The very first principle laid down in the case of Dhulabhai postulates that where a statute gives a finality to the orders of the special Tribunal the Civil Court's jurisdiction must be held to be excluded if there is adequate remedy to do what the Civil Courts would normally do in a suit. From a perusal of the provisions of the Act it cannot be said that there is adequate remedy available to the plaintiffs on reference made to the Government. Even according to the second principle laid down by the Supreme Court where there is an express bar of the jurisdiction of the Court, an examination of the scheme of the particular Act to find out the adequacy or the sufficiency of the remedies provided may be relevant. The Act does not give any details about the reference to be made to the Government the procedure to be followed by the Government, the opportunity to be afforded to the aggrieved party. In the absence of any such details in the Act ft is not possible to hold that the use of the expression finality of the decision of the Government' in Explanation I to Section 2(1) (e) of the 1952 Act was meant to bar the jurisdiction of the Civil Court.
It was next contended for the State that the Revenue Court alone has exclusive jurisdiction to correct the entries in the revenue records and the Counsel referred to Section 53 of the Bombay Land Revenue Code. It reads:
"52. A Register shall be kept by the Collector in such form as may from time to time be prescribed by the State Government of all lands the alienation of which has been established or recognized under the provisions of any law for the time being in force: and when it shall be shown to the satisfaction of the Collector that any sanad granted in relation to any such alienated lands has been permanently lost or destroyed, he may, subject to the Rules and the payment of the fees prescribed by the State Government under Section 213, grant to any person whom he may deem entitled to the same a certified extract from the said Register, which shall be endorsed by the Collector to the effect that it has been issued in lieu of the sanad said to have been lost or destroyed and shall be deemed to be as valid as proof of title as the said sanad."
Section 203 of the said Code provides for appeal from any order passed by the Revenue Officer to his superior and on the strength of these provisions it is sought to be argued that the plaintiff could have gone up in appeal against the decision of the officer under Section 53 of the Code and the jurisdiction of the Civil Court is completely barred. If we refer to Section 212 of the Code, the argument of the Counsel for the State cannot be accepted. Section 212 contemplates that whenever in this Code it is declared that a decision or order shall be final such expression shall be deemed to mean that no appeal lies from such decision or order. If this is what finality means under Section 212 it cannot be argued with any force on behalf of the State that the jurisdiction of the Civil Court is barred."

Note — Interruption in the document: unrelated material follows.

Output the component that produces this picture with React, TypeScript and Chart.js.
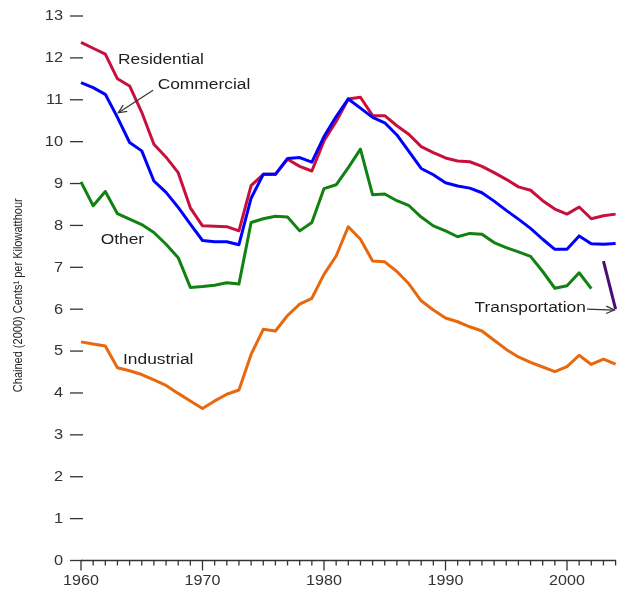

9. After hearing both sides and going through the Judgment and decree passed by the trial Court, the conclusion arrived at by the trial Court about maintainability of the suit is correct, even though the approach to Section 444(3) of the Act including applicability of theAuthorities relied upon by the defendants to the question to be decided in the case is not correctly examined. However, one thing is clear that the finding given to the effect that plaintiff is entitled for a permanent injunction has to be held as correct.
10. Regarding scope of Section 444(3) of the Act is concerned, even principles laid down in and are not applicable or useful to the defendant/Corporation for the simple reason that in emphasis is made on ingredient No. 1 -
"Where the statute gives a finality to the orders of the special Tribunals the Civil Court's jurisdiction must be held to be excluded if there is adequate remedy to do what the Civil Court would normally do in a suit. Such provision, however, does not exclude those cases where the provisions of the particular Act have not been complied with or the statutory Tribunal has not acted in conformity with the fundamental principles of judicial procedure."

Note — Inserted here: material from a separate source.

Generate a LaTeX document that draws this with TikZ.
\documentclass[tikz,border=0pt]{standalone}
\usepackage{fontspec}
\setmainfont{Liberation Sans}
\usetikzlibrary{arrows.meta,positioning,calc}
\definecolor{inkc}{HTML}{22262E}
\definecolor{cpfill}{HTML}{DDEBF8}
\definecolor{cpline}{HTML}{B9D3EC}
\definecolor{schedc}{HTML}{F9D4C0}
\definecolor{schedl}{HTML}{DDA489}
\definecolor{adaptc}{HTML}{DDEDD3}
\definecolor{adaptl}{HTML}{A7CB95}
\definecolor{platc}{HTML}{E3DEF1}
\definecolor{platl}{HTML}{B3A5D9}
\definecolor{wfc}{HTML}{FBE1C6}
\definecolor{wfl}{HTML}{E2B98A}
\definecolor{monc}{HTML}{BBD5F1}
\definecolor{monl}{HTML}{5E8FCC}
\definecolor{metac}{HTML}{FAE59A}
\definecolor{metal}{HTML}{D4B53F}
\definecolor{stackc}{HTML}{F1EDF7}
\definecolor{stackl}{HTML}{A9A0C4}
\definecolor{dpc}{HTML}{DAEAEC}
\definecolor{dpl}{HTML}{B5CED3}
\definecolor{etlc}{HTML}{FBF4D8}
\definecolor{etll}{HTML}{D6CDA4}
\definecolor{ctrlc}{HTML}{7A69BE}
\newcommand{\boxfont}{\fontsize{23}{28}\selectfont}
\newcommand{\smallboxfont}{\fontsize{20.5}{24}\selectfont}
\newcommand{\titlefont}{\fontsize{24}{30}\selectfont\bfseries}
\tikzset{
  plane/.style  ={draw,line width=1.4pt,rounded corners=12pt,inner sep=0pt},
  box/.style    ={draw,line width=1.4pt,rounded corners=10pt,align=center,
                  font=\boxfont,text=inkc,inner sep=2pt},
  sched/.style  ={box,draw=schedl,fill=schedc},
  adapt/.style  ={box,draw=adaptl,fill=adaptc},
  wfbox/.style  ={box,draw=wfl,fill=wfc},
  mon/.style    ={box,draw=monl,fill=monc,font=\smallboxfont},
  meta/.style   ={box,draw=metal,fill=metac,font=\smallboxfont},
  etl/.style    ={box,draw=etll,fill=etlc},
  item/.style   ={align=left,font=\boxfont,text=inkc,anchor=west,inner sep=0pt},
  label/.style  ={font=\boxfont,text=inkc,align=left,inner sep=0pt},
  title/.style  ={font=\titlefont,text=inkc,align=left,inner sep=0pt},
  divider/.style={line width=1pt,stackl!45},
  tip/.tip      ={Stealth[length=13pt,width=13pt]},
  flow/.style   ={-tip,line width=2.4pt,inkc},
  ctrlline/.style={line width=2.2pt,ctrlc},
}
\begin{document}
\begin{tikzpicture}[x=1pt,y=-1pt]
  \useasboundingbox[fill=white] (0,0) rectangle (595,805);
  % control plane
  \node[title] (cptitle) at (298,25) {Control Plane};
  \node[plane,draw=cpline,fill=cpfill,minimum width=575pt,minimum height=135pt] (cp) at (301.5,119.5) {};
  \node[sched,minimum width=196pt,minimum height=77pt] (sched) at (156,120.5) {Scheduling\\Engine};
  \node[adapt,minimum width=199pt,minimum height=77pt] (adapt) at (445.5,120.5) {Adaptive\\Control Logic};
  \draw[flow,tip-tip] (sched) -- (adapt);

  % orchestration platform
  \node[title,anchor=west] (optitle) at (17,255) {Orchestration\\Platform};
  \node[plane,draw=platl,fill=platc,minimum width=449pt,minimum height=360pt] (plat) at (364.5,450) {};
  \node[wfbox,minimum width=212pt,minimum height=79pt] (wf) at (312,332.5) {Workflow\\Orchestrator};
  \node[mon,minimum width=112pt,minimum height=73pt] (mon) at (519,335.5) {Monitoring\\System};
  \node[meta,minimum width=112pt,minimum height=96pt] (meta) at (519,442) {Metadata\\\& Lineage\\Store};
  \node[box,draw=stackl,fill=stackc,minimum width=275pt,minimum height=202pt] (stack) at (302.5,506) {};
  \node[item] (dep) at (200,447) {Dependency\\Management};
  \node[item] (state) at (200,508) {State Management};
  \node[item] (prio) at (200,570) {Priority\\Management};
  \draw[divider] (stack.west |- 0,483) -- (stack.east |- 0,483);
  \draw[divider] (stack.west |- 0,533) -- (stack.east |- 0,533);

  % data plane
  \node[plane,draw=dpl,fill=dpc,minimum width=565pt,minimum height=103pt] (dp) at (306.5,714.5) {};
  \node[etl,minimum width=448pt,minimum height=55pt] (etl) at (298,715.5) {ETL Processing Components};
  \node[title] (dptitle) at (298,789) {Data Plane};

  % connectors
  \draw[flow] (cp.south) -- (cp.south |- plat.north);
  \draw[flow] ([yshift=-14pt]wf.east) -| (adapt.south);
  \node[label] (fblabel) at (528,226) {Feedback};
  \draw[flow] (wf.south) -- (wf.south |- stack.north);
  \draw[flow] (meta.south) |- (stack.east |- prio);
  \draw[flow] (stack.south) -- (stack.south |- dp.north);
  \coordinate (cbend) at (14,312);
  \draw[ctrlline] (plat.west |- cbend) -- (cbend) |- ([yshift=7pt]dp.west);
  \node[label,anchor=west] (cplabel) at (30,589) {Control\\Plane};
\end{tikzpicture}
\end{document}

According to me, in order to arrive at a conclusion that a particular person has constructed a premises unauthorisedly or violating the building regulation etc., the same cannot be determined arbitrarily. But the same has to be decided following the procedure contemplated in the Act viz., by issuing a notice, notifying the person concerned and actual deviation or unauthorised construction and then calling upon such person to give his explanation and then to take a decision as otherwise any arbitrary action by a Corporation or an authority will deprive a citizen of his right to enjoy his property. In the instant case what the Corporation did was, it affixed a notice of demolition addressed in the name of one Ramakrishna Rao the owner of premises No. 7, on the premises No. 10 belonging to the plaintiff. Because of such an action plaintiff being a law abiding citizen was justified in approaching the Civil Court for immediate relief of injunction. Since action of demolition is illegal and arbitrary, there was no necessity for him to prefer an appeal before Standing Committee or before the Corporation as no order was passed against him except a threat of demolition.

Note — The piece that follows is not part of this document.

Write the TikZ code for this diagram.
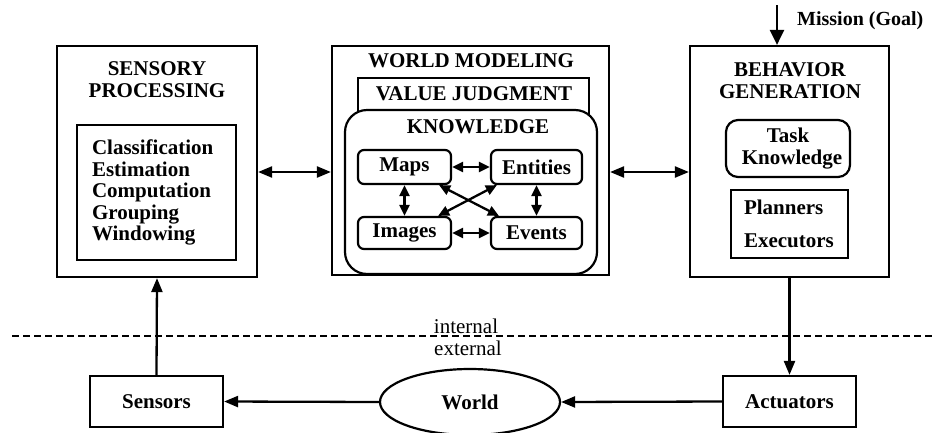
\documentclass[tikz,border=0pt]{standalone}
\usepackage{fontspec}
\setmainfont{Liberation Serif}
\usetikzlibrary{arrows.meta,shapes.geometric,calc}
\begin{document}
\begin{tikzpicture}[x=1pt,y=-1pt,
  every node/.style={font=\fontsize{21}{21.5}\selectfont\bfseries, inner sep=0pt},
  blk/.style={draw, line width=2.2pt, rectangle},
  rblk/.style={draw, line width=2.2pt, rectangle, rounded corners=#1},
  lbl/.style={anchor=base},
  lighttext/.style={font=\fontsize{21}{21.5}\selectfont\mdseries},
  con/.style={line width=2.3pt, -{Triangle[length=14pt,width=11pt]}},
  bicon/.style={line width=2.3pt, {Triangle[length=14pt,width=11pt]}-{Triangle[length=14pt,width=11pt]}},
  smallbi/.style={line width=2.3pt, {Triangle[length=11pt,width=10pt]}-{Triangle[length=11pt,width=10pt]}},
  bigarr/.style={line width=2.3pt, -{Triangle[length=15pt,width=14pt]}},
  divider/.style={line width=1.4pt, dash pattern=on 7pt off 4pt}]
\useasboundingbox (0,0) rectangle (932,432);

% Sensory processing
\node[blk, minimum width=200pt, minimum height=231pt] (sp) at (157,161.5) {};
\node[align=center] (sptitle) at (157,79.5) {SENSORY\\PROCESSING};
\node[blk, align=left, text width=129pt, inner xsep=15pt, minimum height=135pt] (splist) at (156.5,192.5)
  {Classification\\Estimation\\Computation\\Grouping\\Windowing};

% World modeling
\node[blk, minimum width=277pt, minimum height=229pt] (wm) at (470.5,160.5) {};
\node[lbl] (wmtitle) at (471,67) {WORLD MODELING};
\node[blk, minimum width=231pt, minimum height=52pt] (vj) at (473.5,104) {};
\node[lbl] (vjtitle) at (474,100) {VALUE JUDGMENT};
\node[rblk=22pt, fill=white, minimum width=252pt, minimum height=164pt] (kn) at (471,192) {};
\node[lbl] (kntitle) at (478,133) {KNOWLEDGE};
\node[rblk=6pt, minimum width=93pt, minimum height=34pt] (maps) at (404.5,167) {Maps};
\node[rblk=6pt, minimum width=91pt, minimum height=34pt] (ent) at (536.5,167) {Entities};
\node[rblk=6pt, minimum width=93pt, minimum height=32pt] (img) at (404.5,233) {Images};
\node[rblk=6pt, minimum width=91pt, minimum height=32pt] (evt) at (536.5,233) {Events};

\draw[smallbi] (maps.east) -- (ent.west);
\draw[smallbi] (img.east) -- (evt.west);
\draw[smallbi] (maps.south) -- (img.north);
\draw[smallbi] (ent.south) -- (evt.north);
\draw[smallbi] ([xshift=-13pt]maps.south east) -- ([xshift=9pt]evt.north west);
\draw[smallbi] ([xshift=7pt]ent.south west) -- ([xshift=-14pt]img.north east);

% Behavior generation
\node[blk, minimum width=199pt, minimum height=231pt] (bg) at (789.5,161.5) {};
\node[align=center] (bgtitle) at (790,80.5) {BEHAVIOR\\GENERATION};
\node[rblk=12pt, align=center, minimum width=124pt, minimum height=57pt] (task) at (788,148.5) {Task\\\hspace*{8pt}Knowledge};
\node[blk, align=left, text width=91pt, inner xsep=13pt, minimum height=68pt] (plan) at (789.5,224)
  {Planners\\[11.5pt]Executors};

\coordinate (mtop) at (777,5);
\draw[bigarr] (mtop) -- (mtop |- bg.north);
\node[anchor=base west, font=\fontsize{20}{21}\selectfont\bfseries] (mission) at (797,25) {Mission (Goal)};

% links between modules
\coordinate (lk) at (0,172);
\draw[bicon] (sp.east |- lk) -- (wm.west |- lk);
\draw[bicon] (wm.east |- lk) -- (bg.west |- lk);

% internal / external divider
\coordinate (dl) at (12,336);
\coordinate (dr) at (932,336);
\draw[divider] (dl) -- (dr);
\node[lbl, lighttext] (internal) at (466,333) {internal};
\node[lbl, lighttext] (external) at (468,355) {external};

% external parts
\node[blk, minimum width=133pt, minimum height=51pt] (sens) at (156.5,401.5) {Sensors};
\node[blk, minimum width=133pt, minimum height=51pt] (act) at (789.5,401.5) {Actuators};
\node[draw, line width=2.2pt, ellipse, minimum width=180pt, minimum height=66pt] (world) at (470,402) {World};

\draw[con] (sens.north) -- (sp.south);
\draw[con] (bg.south) -- (act.north);
\draw[con] (act.west) -- (world.east);
\draw[con] (world.west) -- (sens.east);
\end{tikzpicture}
\end{document}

(2) As far as principles laid down in AIR 1988 Page 752, is concerned, the same is not very useful to the defendant. On the other hand, decision of the Supreme Court in is against the contention of the defendant, where it has been clearly said that:
"Merely because that the particular Section 212 of the Bombay Land Revenue Code contemplates that whenever in this Code it is declared that a decision or order shall be final such expression shall be deemed to mean that no appeal lies from such decision or order. If this is what finality mean under Section 212 it cannot be argued that the jurisdiction of the Civil Court is barred."
11. Apart from this, one more thing has to be taken into consideration, namely, availability of Section 482 of the Act to a citizen to institute a suit against Corporation for injunction, against Corporation. If intention of the Legislature was that no suit should lie against Corporation inspite of its illegal action, the Legislature would not have incorporated Section 482 in the Statute. From this it has to be understood that object of Section 444(3) of the Act is that there should be a further appeal against an order passed by an Appellate Authority. The Legislature thought it proper that there shall be no more appeals before the Authorities of the Corporation. Hence, order under Section 444(3) is no doubt final. But it never excluded either by implication or inexplicit terms that jurisdiction of the Civil Court is excluded. Thus plaintiff was right in approaching the Civil Court for injunction which was rightly granted to him.
12. For the reasons stated above, I do not think the defendant/appellant has made out any other good ground to interfere with the order passed by the trial Court. Hence, this appeal is dismissed with costs of Rs. 3,000/- to be paid by the Corporation to the plaintiff since because of its mistake, the plaintiff had to approach the Court for protection.